Jim O’Rourke est un petit cachottier. Il y a quelques semaines, alors qu’il s’étendait en interview sur son album Insignificance (Domino), il expliquait notamment : « Pour l’année qui s’est écoulée, j’ai sorti d’autres albums sur des labels plus modestes, des albums de pur bruit par exemple. Je continue à faire cela en parallèle, les gens ne le savent pas vraiment et c’est bien comme cela ». Se payait-il notre tête ? O’Rourke, en effet, se gardait bien alors de faire la moindre allusion à la parution quasi concomitante de son excellent I’m happy, and I’m singing, and a 1, 2, 3, 4 sur Mego. Composé de trois titres, ce nouvel album (bis) pourrait bien se résumer à un « tout ce que vous rêviez que la musique laptop fasse un jour sans plus vraiment l’espérer ».
Morceau clin d’oeil au minimalisme américain (Reich, Riley), I’m happy fonctionne sur une stratification de boucles que vient progressivement contaminer l’injection de nappes de basses. On y distingue ainsi une microstructure aux pulsations resserrées, s’enchâsser dans une macrostructure en sinusoïdes de plus grande amplitude et de plus faible fréquence. Savant mais spontané, exigeant mais mélodieux : on succombe. And I’m singing est quant à lui un véritable système de vases communicants, où chaque partie recèle les germes de celle qui lui succède. L’empilement initial de samples de piano, de timbres, se liquéfie peu à peu, l’harmonie des couleurs se brise à mesure que la machine s’emballe. Sur une rythmique guillerette, O’Rourke nous entraîne sur le dancefloor au son d’une jolie mélodie pop et excentrique. La parenthèse se referme par un charivari de timbres et d’arpèges fragmentés de guitare acoustique.

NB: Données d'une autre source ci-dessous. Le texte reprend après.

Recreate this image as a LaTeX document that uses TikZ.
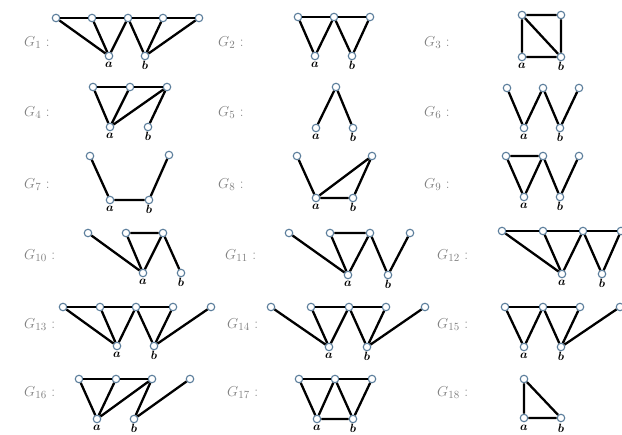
\documentclass[tikz,border=0pt]{standalone}
\usepackage{bm}
\begin{document}
\begin{tikzpicture}[x=1pt,y=-1pt,
  v/.style={circle,draw=vblue,fill=white,line width=1.1pt,inner sep=0pt,minimum size=7.5pt},
  e/.style={line width=2.3pt,black},
  gl/.style={anchor=west,text=gray,font=\fontsize{15}{17}\selectfont,inner sep=0pt},
  vl/.style={inner sep=0pt,font=\fontsize{11.5}{13}\selectfont}]
\definecolor{vblue}{RGB}{90,125,155}
\useasboundingbox (0,0) rectangle (622,435);
\newcommand{\glab}[4]{\node[gl] (#1) at (#2,#3) {$G_{#4}$ :};}
\newcommand{\ab}[5]{\node[v] (#1a) at (#2,#4) {};\node[v] (#1b) at (#3,#4) {};
  \node[vl] (#1la) at (#2,#5) {$\bm{a}$};\node[vl] (#1lb) at (#3,#5) {$\bm{b}$};}
% ---------- Row 1
\glab{L1}{24}{43}{1}
\foreach \i/\x in {1/56,2/92,3/128,4/163,5/199} \node[v] (g1t\i) at (\x,18) {};
\ab{g1}{109}{145}{56}{65}
\glab{L2}{218}{43}{2}
\foreach \i/\x in {1/298,2/334,3/370} \node[v] (g2t\i) at (\x,17) {};
\ab{g2}{315}{352}{56}{65}
\glab{L3}{424}{43}{3}
\node[v] (g3t1) at (522,15) {};\node[v] (g3t2) at (561,15) {};
\ab{g3}{522}{561}{57}{66}
% ---------- Row 2
\glab{L4}{24}{113}{4}
\foreach \i/\x in {1/93,2/130,3/167} \node[v] (g4t\i) at (\x,87) {};
\ab{g4}{110}{148}{127}{136}
\glab{L5}{218}{113}{5}
\node[v] (g5t1) at (336,87) {};
\ab{g5}{316}{353}{128}{137}
\glab{L6}{424}{113}{6}
\foreach \i/\x in {1/507,2/543,3/579} \node[v] (g6t\i) at (\x,88) {};
\ab{g6}{524}{560}{128}{137}
% ---------- Row 3
\glab{L7}{24}{185}{7}
\node[v] (g7t1) at (90,156) {};\node[v] (g7t2) at (169,155) {};
\ab{g7}{110}{149}{200}{209}
\glab{L8}{218}{185}{8}
\node[v] (g8t1) at (297,156) {};\node[v] (g8t2) at (372,156) {};
\ab{g8}{316}{353}{198}{207}
\glab{L9}{424}{185}{9}
\foreach \i/\x in {1/506,2/543,3/579} \node[v] (g9t\i) at (\x,156) {};
\ab{g9}{524}{560}{197}{206}
% ---------- Row 4
\glab{L10}{24}{256}{10}
\foreach \i/\x in {1/88,2/126,3/163} \node[v] (g10t\i) at (\x,233) {};
\ab{g10}{143}{181}{273}{282}
\glab{L11}{225}{256}{11}
\foreach \i/\x in {1/289,2/330,3/370,4/410} \node[v] (g11t\i) at (\x,233) {};
\ab{g11}{348}{388}{275}{284}
\glab{L12}{437}{256}{12}
\foreach \i/\x in {1/502,2/543,3/583,4/621} \node[v] (g12t\i) at (\x,231) {};
\ab{g12}{562}{602}{274}{283}
% ---------- Row 5
\glab{L13}{24}{325}{13}
\foreach \i/\x in {1/63,2/100,3/136,4/173,5/211} \node[v] (g13t\i) at (\x,307) {};
\ab{g13}{117}{154}{346}{355}
\glab{L14}{227}{325}{14}
\foreach \i/\x in {1/271,2/311,3/349,4/386,5/425} \node[v] (g14t\i) at (\x,307) {};
\ab{g14}{329}{367}{347}{356}
\glab{L15}{437}{325}{15}
\foreach \i/\x in {1/505,2/543,3/580,4/620} \node[v] (g15t\i) at (\x,307) {};
\ab{g15}{524}{561}{347}{356}
% ---------- Row 6
\glab{L16}{24}{393}{16}
\foreach \i/\x in {1/79,2/116,3/152,4/190} \node[v] (g16t\i) at (\x,379) {};
\ab{g16}{97}{134}{419}{428}
\glab{L17}{227}{393}{17}
\foreach \i/\x in {1/299,2/335,3/372} \node[v] (g17t\i) at (\x,379) {};
\ab{g17}{317}{353}{419}{428}
\glab{L18}{437}{393}{18}
\node[v] (g18t1) at (524,379) {};
\ab{g18}{524}{561}{418}{428}
% ---------- Edges
\draw[e] (g1t1)--(g1t2)--(g1t3)--(g1t4)--(g1t5);
\draw[e] (g1t1)--(g1a) (g1t2)--(g1a) (g1t3)--(g1a) (g1t3)--(g1b) (g1t4)--(g1b) (g1t5)--(g1b);
\draw[e] (g2t1)--(g2t2)--(g2t3);
\draw[e] (g2t1)--(g2a)--(g2t2)--(g2b)--(g2t3);
\draw[e] (g3t1)--(g3t2)--(g3b)--(g3a)--(g3t1)--(g3b);
\draw[e] (g4t1)--(g4t2)--(g4t3);
\draw[e] (g4t1)--(g4a)--(g4t2) (g4a)--(g4t3)--(g4b);
\draw[e] (g5a)--(g5t1)--(g5b);
\draw[e] (g6t1)--(g6a)--(g6t2)--(g6b)--(g6t3);
\draw[e] (g7t1)--(g7a)--(g7b)--(g7t2);
\draw[e] (g8t1)--(g8a)--(g8b)--(g8t2)--(g8a);
\draw[e] (g9t2)--(g9t1)--(g9a)--(g9t2)--(g9b)--(g9t3);
\draw[e] (g10t1)--(g10a)--(g10t2)--(g10t3)--(g10a) (g10t3)--(g10b);
\draw[e] (g11t1)--(g11a)--(g11t2)--(g11t3)--(g11a) (g11t3)--(g11b)--(g11t4);
\draw[e] (g12t1)--(g12t2)--(g12t3)--(g12t4);
\draw[e] (g12t1)--(g12a)--(g12t2) (g12t3)--(g12a) (g12t3)--(g12b)--(g12t4);
\draw[e] (g13t1)--(g13t2)--(g13t3)--(g13t4);
\draw[e] (g13t1)--(g13a)--(g13t2) (g13t3)--(g13a) (g13t3)--(g13b)--(g13t4) (g13b)--(g13t5);
\draw[e] (g14t2)--(g14t3)--(g14t4);
\draw[e] (g14t1)--(g14a)--(g14t2) (g14t3)--(g14a) (g14t3)--(g14b)--(g14t4) (g14b)--(g14t5);
\draw[e] (g15t1)--(g15t2)--(g15t3);
\draw[e] (g15t1)--(g15a)--(g15t2)--(g15b)--(g15t3) (g15b)--(g15t4);
\draw[e] (g16t1)--(g16t2)--(g16t3);
\draw[e] (g16t1)--(g16a)--(g16t2) (g16t3)--(g16a) (g16t3)--(g16b)--(g16t4);
\draw[e] (g17t1)--(g17t2)--(g17t3);
\draw[e] (g17t1)--(g17a)--(g17t2)--(g17b)--(g17t3) (g17a)--(g17b);
\draw[e] (g18t1)--(g18a)--(g18b)--(g18t1);
\end{tikzpicture}
\end{document}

Bien loin de la cyclothymie des deux premiers morceaux mais en en reprenant cette écriture qui noie toute ligne de fracture, And a 1, 2, 3, 4 est une longue pièce, lente et homogène, à la tessiture plus réduite, qui rappelle l’abyssal A Young person’s guide to drowning (Disengage, Staaltape, 1992). Comme un corps perdu dans les profondeurs marines, le morceau en explore le vertige, la noirceur, avec des samples de cordes. Mais par ses nombreuses modulations de sons (notamment de bois) et ses imperceptibles inflexions, il finit par montrer dans sa seconde partie le chatoiement de la surface de l’eau, les mille reflets d’argent qu’un plongeur pourrait observer en levant les yeux. De manière saisissante, O’Rourke parvient ainsi à restituer à coup de clicks, l’humanité, la fragilité qui traversait ses pièces analogiques antérieures. Comme Fennesz sur Endless summer, O’Rourke mobilise les ressources du Powerbook pour capter la chaleur d’émotions fugaces. Le titre même de l’album ne donnait-il pas d’ailleurs le la ?
On peut comprendre O’Rourke lorsqu’il admet très bien s’accommoder de ce que les gens n’ont pas toujours connaissance de ses disques réputés moins « évidents ». Mais une chose est sûre : que l’intéressé refuse d’en parler par modestie ou pour qu’on lui foute la paix, et ces mêmes « gens » devraient être de moins en moins nombreux à ignorer certaines de ses activités parallèles. Car en mariant si intelligemment exigence formelle et beauté immédiate, ce chef d’oeuvre en puissance aura vite fait de sortir du monde clos de la musique laptop, qu’il aura en même temps contribué à oxygéner.